Valuables insurance for students
You also want to insure valuable possessions against possible damage, both indoors and outdoors. A home insurance policy only provides cover for possessions that are located at home and to a maximum amount.
Do you want your valuable possessions to be insured without a limit? And do you want these assets to be insured if you take them outside of your home? Then you can choose to take out valuables insurance. Below you can find more information about the valuables insurance.
What does valuables refer to?
Valuables are assets that have an added value. Valuables are often divided into groups.
Examples of different groups are:
- Electronic equipment (such as a video camera, digital camera, iPod or an iPad)
- Musical instruments
- Jewelry (such as necklaces, rings and watches)
- Collections (such as stamps or coins)
- Art objects and antiques
Do you want your valuables (such as a iPad, laptop and smartphone) to be covered outdoors? Take a look at our selection of outdoor insurance policies for students on the top 5 outdoor insurance policies page.
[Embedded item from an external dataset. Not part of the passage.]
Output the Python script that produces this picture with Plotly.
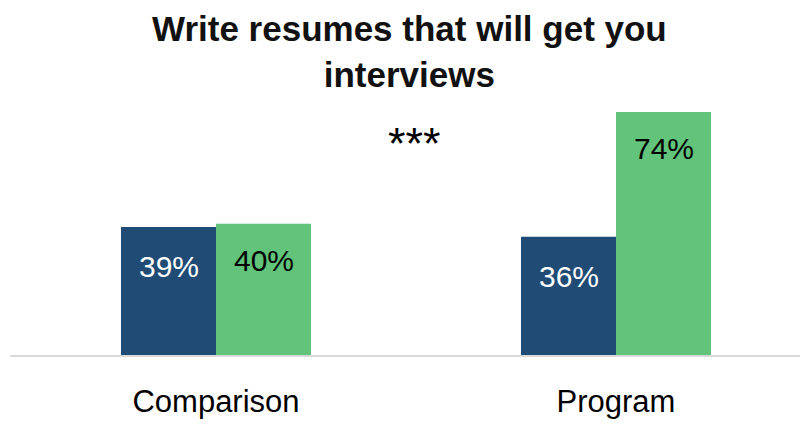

What does a valuables insurance policy cover?
The following occasions are usually covered:
- Theft of valuables
- Damage to valuables
- Loss of valuables
- Missing of valuables
However, exceptions exist where the insurance company does not pay compensation. These exceptions are listed below:
- Wear of the valuables by daily use
- Damage to the valuables caused by a defect (in this case damage can usually be recovered from the producer)
- Catastrophe risk (such as natural disasters or a war)
- Damage to valuables caused by yourself
What is reimbursed by the insurer?
The insurer can reimburse in various ways:
- Reparations: First of all, the valuable asset is checked to find out if it can be repaired. If this is the case, the repair costs will be reimbursed by the insurer.
- Three ways of reimbursement: if the valuable asset can not be fixed anymore, the insurer has three ways in which it can compensate in case of damage or loss to valuables.
The ways of reimbursement are:
1. New belongings
The value of recently acquired valuables are based on the purchase price. The insurer will use this price to calculate the amount you will be reimbursed.
2. Older belongings
Belongings that have been in your possession for a longer period of time will be appraised by an expert. This valuation leads to a valuation amount and this amount is then the amount that is insured.
3. Expert appraised amount
An appraiser from the insurance company can also calculate the value of your valuable asset after damage. This damage will then be reimbursed by the insurer.
Terms and conditions
Always read the conditions of a home contents insurance carefully. These conditions state the amount to which your valuable assets are co-insured. If this amount is sufficient for you, you do not need to take out valuables insurance. However, if the amount is too little, it could be wise to take out the valuables insurance.
Depreciation of the original price
Utensils lose values over time. We call this process a depreciation percentage. For example, a product of a few years old can only have 50% of the new value. The insurer often only provides compensation for the current value of a product and not for the new value.
No compensation for scratches and dents
If the belongings that you have insured are utensils, damage such as a dent or a scratch is not covered by the insurance. This damage is only covered if the damage is accompanied by other impairment, resulting in the object losing value because it can no longer be used. For example, a scratch or a dent on a guitar or a camera.
It is possible that you have valuables that belong together, such as earrings. If you lose one of the two, the value of the remaining assets often falls automatically. This is because this is no longer complete. You can then receive an additional reimbursement from the insurer to cover this loss.